**GIVEN PROBLEM**
Give the number of lines holding the string "this", and nothing else.

**DATASET EXTRACT**
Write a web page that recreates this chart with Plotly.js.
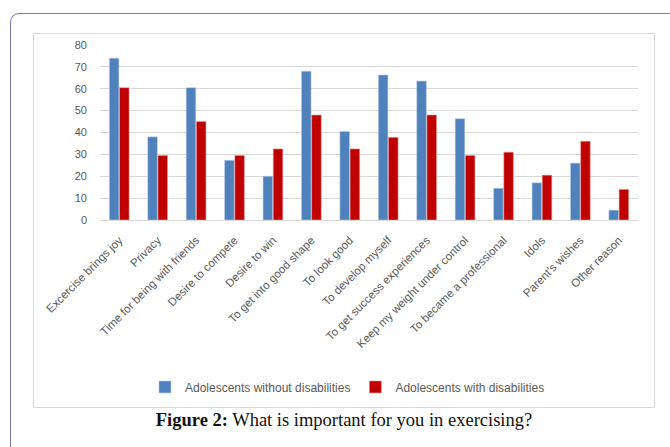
<!DOCTYPE html>
<html>
<head>
<meta charset="utf-8">
<script src="https://cdn.plot.ly/plotly-3.0.1.min.js"></script>
<style>
  html, body { margin: 0; padding: 0; background: #ffffff; width: 670px; height: 447px; overflow: hidden; }
  #outer { position: absolute; left: 10px; top: 13px; width: 700px; height: 460px; border: 1px solid #7d74b0; border-radius: 9px; box-sizing: border-box; }
  #chart { position: absolute; left: 33px; top: 33px; width: 622px; height: 375px; border: 1px solid #d9d9d9; box-sizing: border-box; }
  #caption { position: absolute; left: 0; top: 407px; width: 688px; text-align: center; font-family: "Liberation Serif", "Times New Roman", serif; font-size: 18.5px; color: #111; line-height: 26px; }
</style>
</head>
<body>
<div id="outer"></div>
<div id="chart"></div>
<div id="caption"><b>Figure 2:</b> What is important for you in exercising?</div>
<script>
const categories = [
  "Excercise brings joy", "Privacy", "Time for being with friends", "Desire to compete",
  "Desire to win", "To get into good shape", "To look good", "To develop myself",
  "To get success experiences", "Keep my weight under control", "To became a professional",
  "Idols", "Parent's wishes", "Other reason"
];
const withoutDisabilities = [74, 38, 60.5, 27.3, 20, 68, 40.5, 66.3, 63.5, 46.3, 14.5, 17, 26, 4.5];
const withDisabilities = [60.5, 29.5, 45, 29.5, 32.5, 48, 32.5, 37.8, 48, 29.5, 31, 20.5, 36, 14];
const seriesNames = ["Adolescents without disabilities", "Adolescents with disabilities"];
const yTicks = [0, 10, 20, 30, 40, 50, 60, 70, 80];

const traces = [
  { type: "bar", name: seriesNames[0], x: categories, y: withoutDisabilities,
    marker: { color: "#4f81bd", line: { color: "#b9cde5", width: 0.6 } } },
  { type: "bar", name: seriesNames[1], x: categories, y: withDisabilities,
    marker: { color: "#c00000", line: { color: "#e6a0a0", width: 0.6 } } }
];

const layout = {
  width: 620, height: 373,
  margin: { l: 66, r: 16, t: 11, b: 187, pad: 0, autoexpand: false },
  paper_bgcolor: "rgba(0,0,0,0)", plot_bgcolor: "#ffffff",
  barmode: "group", bargap: 0.47, bargroupgap: 0.06,
  font: { family: "Liberation Sans, Arial, sans-serif", size: 11, color: "#595959" },
  xaxis: {
    tickangle: -45, tickfont: { size: 11.5, color: "#595959" },
    showline: true, linecolor: "#d9d9d9", linewidth: 1, ticks: "", showgrid: false,
    ticklabelstandoff: 8, automargin: false
  },
  yaxis: {
    range: [0, 80], tickvals: yTicks, ticktext: yTicks.map(String),
    tickfont: { size: 11, color: "#595959" },
    showgrid: true, gridcolor: "#d9d9d9", gridwidth: 1, zeroline: false,
    ticks: "", ticklen: 0, ticklabelstandoff: 12, automargin: false
  },
  showlegend: true,
  legend: {
    orientation: "h", x: 0.46, xanchor: "center", y: -0.954, yanchor: "middle",
    font: { size: 12, color: "#595959" }, itemwidth: 30, tracegroupgap: 0,
    bgcolor: "rgba(0,0,0,0)"
  }
};

Plotly.newPlot("chart", traces, layout, { displayModeBar: false, staticPlot: true });
</script>
</body>
</html>
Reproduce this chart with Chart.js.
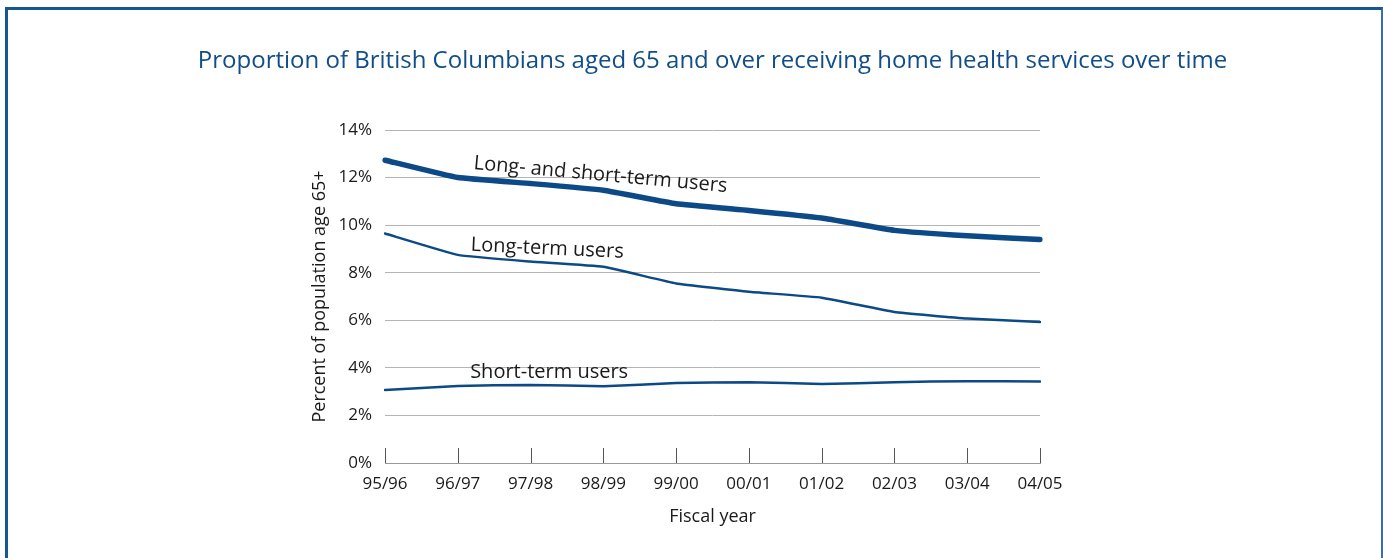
<!DOCTYPE html>
<html>
<head>
<meta charset="utf-8">
<script src="https://cdn.jsdelivr.net/npm/chart.js@4"></script>
<style>
  html, body { margin: 0; padding: 0; background: #fff; }
  #wrap { position: relative; width: 1383px; height: 558px; overflow: hidden; }
  #frame {
    position: absolute; left: 5px; top: 7px; width: 1373px; height: 600px;
    border-left: 3px solid #195591; border-top: 3px solid #195591; border-right: 2px solid #3a6fa3;
  }
  canvas { position: absolute; left: 0; top: 0; }
</style>
</head>
<body>
<div id="wrap">
  <div id="frame"></div>
  <canvas id="myChart" width="1383" height="558"></canvas>
</div>
<script>
// categories
const years = ['95/96', '96/97', '97/98', '98/99', '99/00', '00/01', '01/02', '02/03', '03/04', '04/05'];

// series values (percent)
const bothUsers = [12.73, 12.0, 11.75, 11.47, 10.9, 10.62, 10.3, 9.78, 9.55, 9.4];
const longTermUsers = [9.65, 8.75, 8.47, 8.25, 7.55, 7.2, 6.95, 6.35, 6.07, 5.93];
const shortTermUsers = [3.07, 3.24, 3.28, 3.23, 3.36, 3.4, 3.32, 3.4, 3.44, 3.43];

// y ticks
const yTicks = [0, 2, 4, 6, 8, 10, 12, 14];

// in-chart line labels: text, x position (category index), y value, rotation (deg)
const lineLabels = ['Long- and short-term users', 'Long-term users', 'Short-term users'];
const lineLabelX = [1.22, 1.18, 1.17];
const lineLabelY = [12.6, 9.16, 3.82];
const lineLabelAngle = [5.2, 2.6, 0];

const chartTitle = 'Proportion of British Columbians aged 65 and over receiving home health services over time';

const fontFamily = "'Open Sans', 'Noto Sans', sans-serif";
const lineColor = '#0c4a87';

// title centred over the plot area (the built-in one squeezes it)
const topTitle = {
    id: 'topTitle',
    afterDraw(chart) {
        const ctx = chart.ctx;
        const area = chart.chartArea;
        ctx.save();
        ctx.fillStyle = '#114e89';
        ctx.font = '24px ' + fontFamily;
        ctx.textAlign = 'center';
        ctx.textBaseline = 'middle';
        ctx.fillText(chartTitle, (area.left + area.right) / 2, 61);
        ctx.restore();
    }
};

// little tick marks standing up from the x axis
const tickMarks = {
    id: 'tickMarks',
    beforeDatasetsDraw(chart) {
        const ctx = chart.ctx;
        const xScale = chart.scales.x;
        const bottom = chart.chartArea.bottom;
        ctx.save();
        ctx.strokeStyle = '#555';
        ctx.lineWidth = 1;
        xScale.ticks.forEach(function(t, i) {
            const x = Math.round(xScale.getPixelForTick(i)) + 0.5;
            ctx.beginPath();
            ctx.moveTo(x, bottom - 15);
            ctx.lineTo(x, bottom);
            ctx.stroke();
        });
        ctx.restore();
    }
};

// labels written next to each line
const seriesLabels = {
    id: 'seriesLabels',
    afterDatasetsDraw(chart) {
        const ctx = chart.ctx;
        const xScale = chart.scales.x;
        const yScale = chart.scales.y;
        ctx.save();
        ctx.fillStyle = '#1a1a1a';
        ctx.font = '20px ' + fontFamily;
        ctx.textAlign = 'left';
        ctx.textBaseline = 'middle';
        for (let i = 0; i < lineLabels.length; i++) {
            const x = xScale.getPixelForValue(lineLabelX[i]);
            const y = yScale.getPixelForValue(lineLabelY[i]);
            ctx.save();
            ctx.translate(x, y);
            ctx.rotate(lineLabelAngle[i] * Math.PI / 180);
            ctx.fillText(lineLabels[i], 0, 0);
            ctx.restore();
        }
        ctx.restore();
    }
};

const data = {
    labels: years,
    datasets: [
        { label: 'Long- and short-term users', data: bothUsers, borderColor: lineColor, borderWidth: 5.5 },
        { label: 'Long-term users', data: longTermUsers, borderColor: lineColor, borderWidth: 2.5 },
        { label: 'Short-term users', data: shortTermUsers, borderColor: lineColor, borderWidth: 2.5 }
    ]
};

const config = {
    type: 'line',
    data: data,
    options: {
        responsive: false,
        animation: false,
        devicePixelRatio: 1,
        layout: { padding: { left: 300, right: 343, top: 130, bottom: 30 } },
        elements: {
            point: { radius: 0 },
            line: { tension: 0.1, fill: false, borderCapStyle: 'round' }
        },
        plugins: {
            legend: { display: false },
            tooltip: { enabled: false },
            title: { display: false }
        },
        scales: {
            x: {
                type: 'category',
                offset: false,
                grid: { display: false, drawTicks: false },
                border: { display: true, color: '#999', width: 1 },
                ticks: {
                    color: '#1a1a1a',
                    padding: 11,
                    maxRotation: 0,
                    autoSkip: false,
                    font: { family: fontFamily, size: 17 }
                },
                title: {
                    display: true,
                    text: 'Fiscal year',
                    color: '#1a1a1a',
                    font: { family: fontFamily, size: 18 },
                    padding: { top: 14, bottom: 0 }
                },
                afterFit(scale) { scale.height = 65; }
            },
            y: {
                min: 0,
                max: 14,
                grid: { color: '#b4b4b4', lineWidth: 1, drawTicks: false },
                border: { display: false },
                afterBuildTicks(scale) {
                    scale.ticks = yTicks.map(v => ({ value: v }));
                },
                ticks: {
                    color: '#1a1a1a',
                    padding: 13,
                    font: { family: fontFamily, size: 17 },
                    callback: v => v + '%'
                },
                title: {
                    display: true,
                    text: 'Percent of population age 65+',
                    color: '#1a1a1a',
                    font: { family: fontFamily, size: 18 },
                    padding: { top: 9, bottom: 0 }
                },
                afterFit(scale) { scale.width = 85; }
            }
        }
    },
    plugins: [topTitle, tickMarks, seriesLabels]
};

new Chart(document.getElementById('myChart'), config);
</script>
</body>
</html>
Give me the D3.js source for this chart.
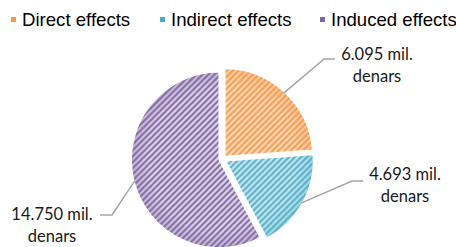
<!DOCTYPE html>
<html>
<head>
<meta charset="utf-8">
<script src="https://cdn.jsdelivr.net/npm/d3@7"></script>
<style>
  html, body { margin: 0; padding: 0; background: #fff; }
  svg { display: block; }
</style>
</head>
<body>
<svg id="chart" width="456" height="247"></svg>
<script>
// data
var categories = ['Direct effects', 'Indirect effects', 'Induced effects'];
var values = [6.095, 4.693, 14.750];
var valueLabels = ['6.095 mil.', '4.693 mil.', '14.750 mil.'];
var unitLabel = 'denars';

var colors = ['#f79646', '#4bacc6', '#8064a2'];
var lightColors = ['#fcdcc0', '#cce9f1', '#e0d8eb'];

var svg = d3.select('#chart');
var W = 456, H = 247;
var cx = 222.5, cy = 159, R = 88, explode = 3.4;

var defs = svg.append('defs');

// diagonal hatch patterns, one per slice
colors.forEach(function(c, i) {
	var p = defs.append('pattern')
		.attr('id', 'hatch' + i)
		.attr('patternUnits', 'userSpaceOnUse')
		.attr('width', 6).attr('height', 6);
	p.append('rect').attr('width', 6).attr('height', 6).attr('fill', lightColors[i]);
	p.append('path')
		.attr('d', 'M-1,1 L1,-1 M0,6 L6,0 M5,7 L7,5')
		.attr('stroke', c)
		.attr('stroke-width', 2)
		.attr('stroke-opacity', 0.95);
	// soft darker rim like the reference
	var g = defs.append('radialGradient')
		.attr('id', 'rim' + i)
		.attr('gradientUnits', 'userSpaceOnUse')
		.attr('cx', 0).attr('cy', 0)
		.attr('r', R);
	g.append('stop').attr('offset', '0.8').attr('stop-color', c).attr('stop-opacity', 0);
	g.append('stop').attr('offset', '1').attr('stop-color', c).attr('stop-opacity', 0.3);
});

var pie = d3.pie().sort(null).value(function(d) { return d; });
var arcs = pie(values);
var arc = d3.arc().innerRadius(0).outerRadius(R);

var slices = svg.append('g').attr('class', 'slices');
arcs.forEach(function(a, i) {
	var mid = (a.startAngle + a.endAngle) / 2;
	var ox = cx + explode * Math.sin(mid);
	var oy = cy - explode * Math.cos(mid);
	var g = slices.append('g').attr('transform', 'translate(' + ox + ',' + oy + ')');
	g.append('path').attr('d', arc(a)).attr('fill', 'url(#hatch' + i + ')');
	g.append('path').attr('d', arc(a)).attr('fill', 'url(#rim' + i + ')');
	g.append('path').attr('d', arc(a))
		.attr('fill', 'none')
		.attr('stroke', '#fff')
		.attr('stroke-width', 1.5);
	a.ox = ox; a.oy = oy; a.mid = mid;
});

// label layout (positions only)
var labelPos = [
	{ elbow: [324, 59], end: [335, 59], tx: 377, ty: 60 },
	{ elbow: [352, 181], end: [363, 181], tx: 405, ty: 180 },
	{ elbow: [112, 215], end: [100, 215], tx: 52, ty: 220 }
];

var labels = svg.append('g').attr('class', 'labels');
arcs.forEach(function(a, i) {
	var lp = labelPos[i];
	var sx = a.ox + (R - 1) * Math.sin(a.mid);
	var sy = a.oy - (R - 1) * Math.cos(a.mid);
	labels.append('polyline')
		.attr('points', [[sx, sy], lp.elbow, lp.end].map(function(p) { return p.join(','); }).join(' '))
		.attr('fill', 'none')
		.attr('stroke', '#a6a6a6')
		.attr('stroke-width', 1.5);
	var t = labels.append('text')
		.attr('x', lp.tx).attr('y', lp.ty)
		.attr('text-anchor', 'middle')
		.attr('font-family', 'Lato, Carlito, Calibri, sans-serif')
		.attr('font-size', 16.5)
		.attr('fill', '#1a1a1a');
	t.append('tspan').attr('x', lp.tx).text(valueLabels[i]);
	t.append('tspan').attr('x', lp.tx).attr('dy', 22).text(unitLabel);
});

// legend
var legendX = [11, 160, 320];
var legend = svg.append('g').attr('class', 'legend');
categories.forEach(function(c, i) {
	legend.append('rect')
		.attr('x', legendX[i]).attr('y', 17)
		.attr('width', 5).attr('height', 5)
		.attr('fill', colors[i]);
	legend.append('text')
		.attr('x', legendX[i] + 11).attr('y', 26)
		.attr('font-family', '"Liberation Sans", Arial, sans-serif')
		.attr('font-size', 18.6)
		.attr('fill', '#000')
		.text(c);
});
</script>
</body>
</html>
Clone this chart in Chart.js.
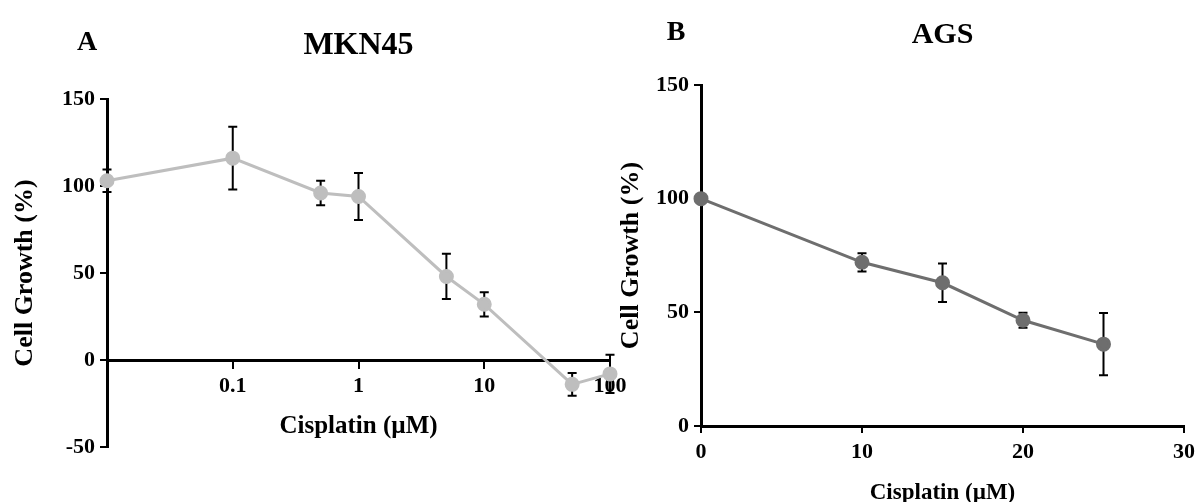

**RESULT BELOW**
4